## Exercise prompt:
Copy out the listing that follows exactly, dropping every picture.
= = = =
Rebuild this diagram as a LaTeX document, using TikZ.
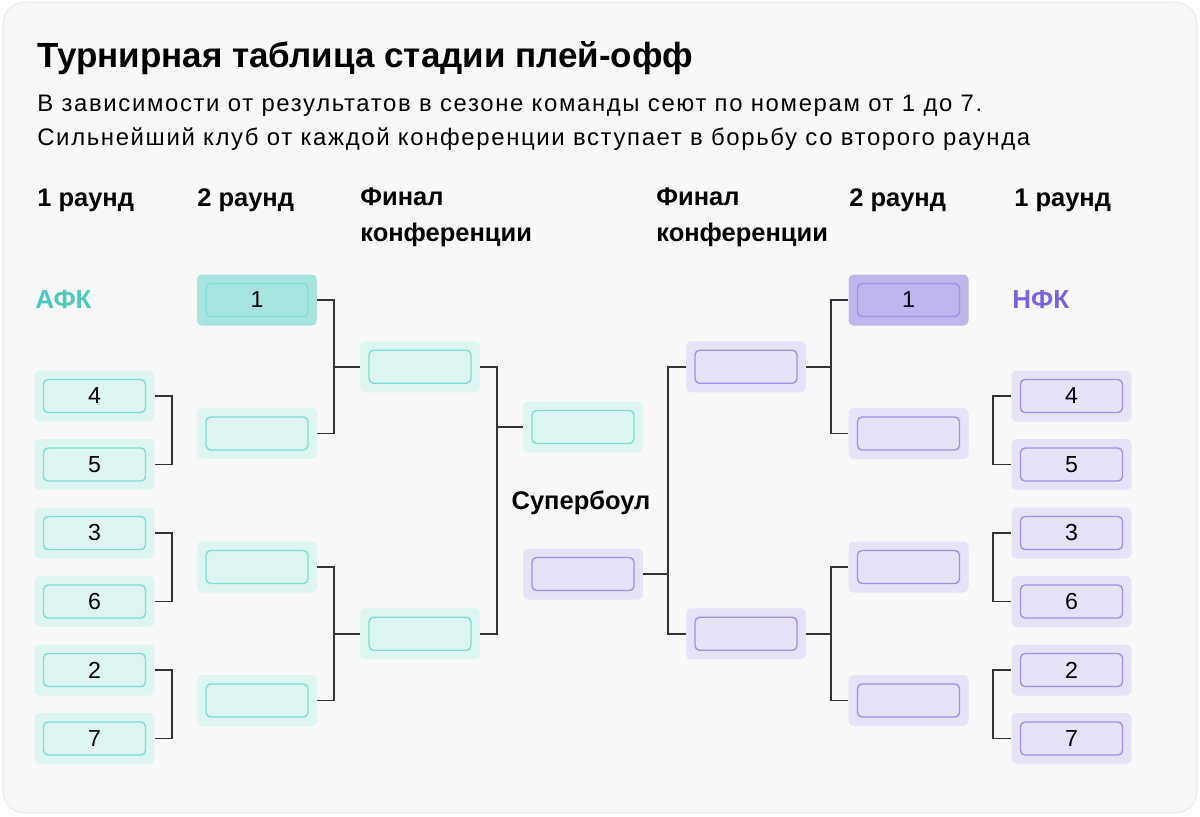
\documentclass[tikz,border=0pt]{standalone}
\usepackage{fontspec}
\setmainfont{Liberation Sans}
\definecolor{cardbg}{HTML}{F8F8F8}
\definecolor{cardline}{HTML}{ECECEC}
\definecolor{afcfill}{HTML}{DDF4F1}
\definecolor{afcline}{HTML}{7FDDD2}
\definecolor{afcdark}{HTML}{A6E4DF}
\definecolor{afctext}{HTML}{4DCABD}
\definecolor{nfcfill}{HTML}{E6E2F7}
\definecolor{nfcline}{HTML}{9F92EE}
\definecolor{nfcdark}{HTML}{BFB6EE}
\definecolor{nfctext}{HTML}{7866E0}
\definecolor{linkc}{HTML}{333333}
\tikzset{
  outerbox/.style={rounded corners=2.8pt, minimum width=2.4cm, minimum height=1.02cm, inner sep=0pt},
  innerbox/.style={draw, rounded corners=2.6pt, minimum width=2.04cm, minimum height=0.66cm, inner sep=0pt, line width=0.8pt, font=\fontsize{13.2}{13.2}\selectfont},
  link/.style={draw=linkc, line width=1.1pt},
  head/.style={anchor=base west, inner sep=0pt, font=\fontsize{14.5}{20.4}\selectfont\bfseries, align=left},
  subtext/.style={anchor=base west, inner sep=0pt, font=\fontsize{13.6}{16}\selectfont\addfontfeature{LetterSpace=6.9}},
}
\newcommand\tbox[5]{%
  \node[outerbox, fill=#3] (#1) at (#2) {};
  \node[innerbox, fill=#3, draw=#4] (#1i) at (#2) {#5};
}
\begin{document}
\begin{tikzpicture}[x=0.02cm,y=-0.02cm]
\useasboundingbox (0,0) rectangle (1200,816);
\fill[white] (0,0) rectangle (1200,816);
\draw[fill=cardbg, draw=cardline, line width=0.6pt, rounded corners=0.44cm] (3,2) rectangle (1197,813);

% title and subtitle
\node[anchor=base west, inner sep=0pt, font=\fontsize{19.9}{24}\selectfont\bfseries] (title) at (37,67) {Турнирная таблица стадии плей-офф};
\node[subtext] (sub1) at (37,111.5) {В зависимости от результатов в сезоне команды сеют по номерам от 1 до 7.};
\node[subtext] (sub2) at (37,145.5) {Сильнейший клуб от каждой конференции вступает в борьбу со второго раунда};

% column headings
\node[head] (h1) at (37,206) {1 раунд};
\node[head] (h2) at (197,206) {2 раунд};
\node[head] (h3) at (360,241) {Финал\\конференции};
\node[head] (h4) at (656,241) {Финал\\конференции};
\node[head] (h5) at (849,206) {2 раунд};
\node[head] (h6) at (1014,206) {1 раунд};

% conference labels
\node[anchor=west, inner sep=0pt, text=afctext, font=\fontsize{14.8}{16}\selectfont\bfseries] (afc) at (35,300) {АФК};
\node[anchor=west, inner sep=0pt, text=nfctext, font=\fontsize{14.8}{16}\selectfont\bfseries] (nfc) at (1012,300) {НФК};
\node[anchor=base, inner sep=0pt, font=\fontsize{14.5}{16}\selectfont\bfseries] (sb) at (581,509) {Супербоул};

% AFC round 1
\tbox{a4}{94.5,396}{afcfill}{afcline}{4}
\tbox{a5}{94.5,464.5}{afcfill}{afcline}{5}
\tbox{a3}{94.5,533}{afcfill}{afcline}{3}
\tbox{a6}{94.5,601.5}{afcfill}{afcline}{6}
\tbox{a2}{94.5,670}{afcfill}{afcline}{2}
\tbox{a7}{94.5,738.5}{afcfill}{afcline}{7}
% AFC round 2
\tbox{ar1}{257,300}{afcdark}{afcline}{1}
\tbox{ar2}{257,433.5}{afcfill}{afcline}{}
\tbox{ar3}{257,567}{afcfill}{afcline}{}
\tbox{ar4}{257,700.5}{afcfill}{afcline}{}
% AFC conference final
\tbox{ac1}{420,366.75}{afcfill}{afcline}{}
\tbox{ac2}{420,633.75}{afcfill}{afcline}{}
% Super Bowl
\tbox{sba}{583,427}{afcfill}{afcline}{}
\tbox{sbn}{583,574}{nfcfill}{nfcline}{}
% NFC conference final
\tbox{nc1}{746,366.75}{nfcfill}{nfcline}{}
\tbox{nc2}{746,633.75}{nfcfill}{nfcline}{}
% NFC round 2
\tbox{nr1}{908.5,300}{nfcdark}{nfcline}{1}
\tbox{nr2}{908.5,433.5}{nfcfill}{nfcline}{}
\tbox{nr3}{908.5,567}{nfcfill}{nfcline}{}
\tbox{nr4}{908.5,700.5}{nfcfill}{nfcline}{}
% NFC round 1
\tbox{n4}{1071.5,396}{nfcfill}{nfcline}{4}
\tbox{n5}{1071.5,464.5}{nfcfill}{nfcline}{5}
\tbox{n3}{1071.5,533}{nfcfill}{nfcline}{3}
\tbox{n6}{1071.5,601.5}{nfcfill}{nfcline}{6}
\tbox{n2}{1071.5,670}{nfcfill}{nfcline}{2}
\tbox{n7}{1071.5,738.5}{nfcfill}{nfcline}{7}

% AFC connectors
\draw[link] (a4.east) -- ++(17,0) |- (a5.east);
\draw[link] (a3.east) -- ++(17,0) |- (a6.east);
\draw[link] (a2.east) -- ++(17,0) |- (a7.east);
\draw[link] (ar1.east) -- ++(17,0) |- (ar2.east);
\draw[link] (ar3.east) -- ++(17,0) |- (ar4.east);
\draw[link] (ac1.west) -- ++(-26.5,0);
\draw[link] (ac2.west) -- ++(-26.5,0);
\draw[link] (ac1.east) -- ++(17,0) |- (ac2.east);
\draw[link] (sba.west) -- ++(-26,0);
% NFC connectors
\draw[link] (nc1.west) -- ++(-18,0) |- (nc2.west);
\draw[link] (sbn.east) -- ++(25,0);
\draw[link] (nr1.west) -- ++(-17.5,0) |- (nr2.west);
\draw[link] (nr3.west) -- ++(-17.5,0) |- (nr4.west);
\draw[link] (nc1.east) -- ++(25.5,0);
\draw[link] (nc2.east) -- ++(25.5,0);
\draw[link] (n4.west) -- ++(-18,0) |- (n5.west);
\draw[link] (n3.west) -- ++(-18,0) |- (n6.west);
\draw[link] (n2.west) -- ++(-18,0) |- (n7.west);
\end{tikzpicture}
\end{document}
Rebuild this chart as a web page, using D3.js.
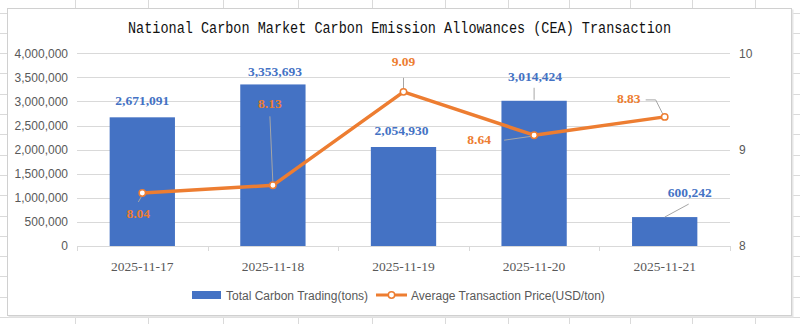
= = = =
## Final answer:
Rebuild this diagram as a LaTeX document, using TikZ.
\documentclass[tikz,border=0pt]{standalone}
\usepackage{fontspec}
\setmainfont{Liberation Sans}
\definecolor{cardbg}{HTML}{F8F8F8}
\definecolor{cardline}{HTML}{ECECEC}
\definecolor{afcfill}{HTML}{DDF4F1}
\definecolor{afcline}{HTML}{7FDDD2}
\definecolor{afcdark}{HTML}{A6E4DF}
\definecolor{afctext}{HTML}{4DCABD}
\definecolor{nfcfill}{HTML}{E6E2F7}
\definecolor{nfcline}{HTML}{9F92EE}
\definecolor{nfcdark}{HTML}{BFB6EE}
\definecolor{nfctext}{HTML}{7866E0}
\definecolor{linkc}{HTML}{333333}
\tikzset{
  outerbox/.style={rounded corners=2.8pt, minimum width=2.4cm, minimum height=1.02cm, inner sep=0pt},
  innerbox/.style={draw, rounded corners=2.6pt, minimum width=2.04cm, minimum height=0.66cm, inner sep=0pt, line width=0.8pt, font=\fontsize{13.2}{13.2}\selectfont},
  link/.style={draw=linkc, line width=1.1pt},
  head/.style={anchor=base west, inner sep=0pt, font=\fontsize{14.5}{20.4}\selectfont\bfseries, align=left},
  subtext/.style={anchor=base west, inner sep=0pt, font=\fontsize{13.6}{16}\selectfont\addfontfeature{LetterSpace=6.9}},
}
\newcommand\tbox[5]{%
  \node[outerbox, fill=#3] (#1) at (#2) {};
  \node[innerbox, fill=#3, draw=#4] (#1i) at (#2) {#5};
}
\begin{document}
\begin{tikzpicture}[x=0.02cm,y=-0.02cm]
\useasboundingbox (0,0) rectangle (1200,816);
\fill[white] (0,0) rectangle (1200,816);
\draw[fill=cardbg, draw=cardline, line width=0.6pt, rounded corners=0.44cm] (3,2) rectangle (1197,813);

% title and subtitle
\node[anchor=base west, inner sep=0pt, font=\fontsize{19.9}{24}\selectfont\bfseries] (title) at (37,67) {Турнирная таблица стадии плей-офф};
\node[subtext] (sub1) at (37,111.5) {В зависимости от результатов в сезоне команды сеют по номерам от 1 до 7.};
\node[subtext] (sub2) at (37,145.5) {Сильнейший клуб от каждой конференции вступает в борьбу со второго раунда};

% column headings
\node[head] (h1) at (37,206) {1 раунд};
\node[head] (h2) at (197,206) {2 раунд};
\node[head] (h3) at (360,241) {Финал\\конференции};
\node[head] (h4) at (656,241) {Финал\\конференции};
\node[head] (h5) at (849,206) {2 раунд};
\node[head] (h6) at (1014,206) {1 раунд};

% conference labels
\node[anchor=west, inner sep=0pt, text=afctext, font=\fontsize{14.8}{16}\selectfont\bfseries] (afc) at (35,300) {АФК};
\node[anchor=west, inner sep=0pt, text=nfctext, font=\fontsize{14.8}{16}\selectfont\bfseries] (nfc) at (1012,300) {НФК};
\node[anchor=base, inner sep=0pt, font=\fontsize{14.5}{16}\selectfont\bfseries] (sb) at (581,509) {Супербоул};

% AFC round 1
\tbox{a4}{94.5,396}{afcfill}{afcline}{4}
\tbox{a5}{94.5,464.5}{afcfill}{afcline}{5}
\tbox{a3}{94.5,533}{afcfill}{afcline}{3}
\tbox{a6}{94.5,601.5}{afcfill}{afcline}{6}
\tbox{a2}{94.5,670}{afcfill}{afcline}{2}
\tbox{a7}{94.5,738.5}{afcfill}{afcline}{7}
% AFC round 2
\tbox{ar1}{257,300}{afcdark}{afcline}{1}
\tbox{ar2}{257,433.5}{afcfill}{afcline}{}
\tbox{ar3}{257,567}{afcfill}{afcline}{}
\tbox{ar4}{257,700.5}{afcfill}{afcline}{}
% AFC conference final
\tbox{ac1}{420,366.75}{afcfill}{afcline}{}
\tbox{ac2}{420,633.75}{afcfill}{afcline}{}
% Super Bowl
\tbox{sba}{583,427}{afcfill}{afcline}{}
\tbox{sbn}{583,574}{nfcfill}{nfcline}{}
% NFC conference final
\tbox{nc1}{746,366.75}{nfcfill}{nfcline}{}
\tbox{nc2}{746,633.75}{nfcfill}{nfcline}{}
% NFC round 2
\tbox{nr1}{908.5,300}{nfcdark}{nfcline}{1}
\tbox{nr2}{908.5,433.5}{nfcfill}{nfcline}{}
\tbox{nr3}{908.5,567}{nfcfill}{nfcline}{}
\tbox{nr4}{908.5,700.5}{nfcfill}{nfcline}{}
% NFC round 1
\tbox{n4}{1071.5,396}{nfcfill}{nfcline}{4}
\tbox{n5}{1071.5,464.5}{nfcfill}{nfcline}{5}
\tbox{n3}{1071.5,533}{nfcfill}{nfcline}{3}
\tbox{n6}{1071.5,601.5}{nfcfill}{nfcline}{6}
\tbox{n2}{1071.5,670}{nfcfill}{nfcline}{2}
\tbox{n7}{1071.5,738.5}{nfcfill}{nfcline}{7}

% AFC connectors
\draw[link] (a4.east) -- ++(17,0) |- (a5.east);
\draw[link] (a3.east) -- ++(17,0) |- (a6.east);
\draw[link] (a2.east) -- ++(17,0) |- (a7.east);
\draw[link] (ar1.east) -- ++(17,0) |- (ar2.east);
\draw[link] (ar3.east) -- ++(17,0) |- (ar4.east);
\draw[link] (ac1.west) -- ++(-26.5,0);
\draw[link] (ac2.west) -- ++(-26.5,0);
\draw[link] (ac1.east) -- ++(17,0) |- (ac2.east);
\draw[link] (sba.west) -- ++(-26,0);
% NFC connectors
\draw[link] (nc1.west) -- ++(-18,0) |- (nc2.west);
\draw[link] (sbn.east) -- ++(25,0);
\draw[link] (nr1.west) -- ++(-17.5,0) |- (nr2.west);
\draw[link] (nr3.west) -- ++(-17.5,0) |- (nr4.west);
\draw[link] (nc1.east) -- ++(25.5,0);
\draw[link] (nc2.east) -- ++(25.5,0);
\draw[link] (n4.west) -- ++(-18,0) |- (n5.west);
\draw[link] (n3.west) -- ++(-18,0) |- (n6.west);
\draw[link] (n2.west) -- ++(-18,0) |- (n7.west);
\end{tikzpicture}
\end{document}
Rebuild this chart as a web page, using D3.js.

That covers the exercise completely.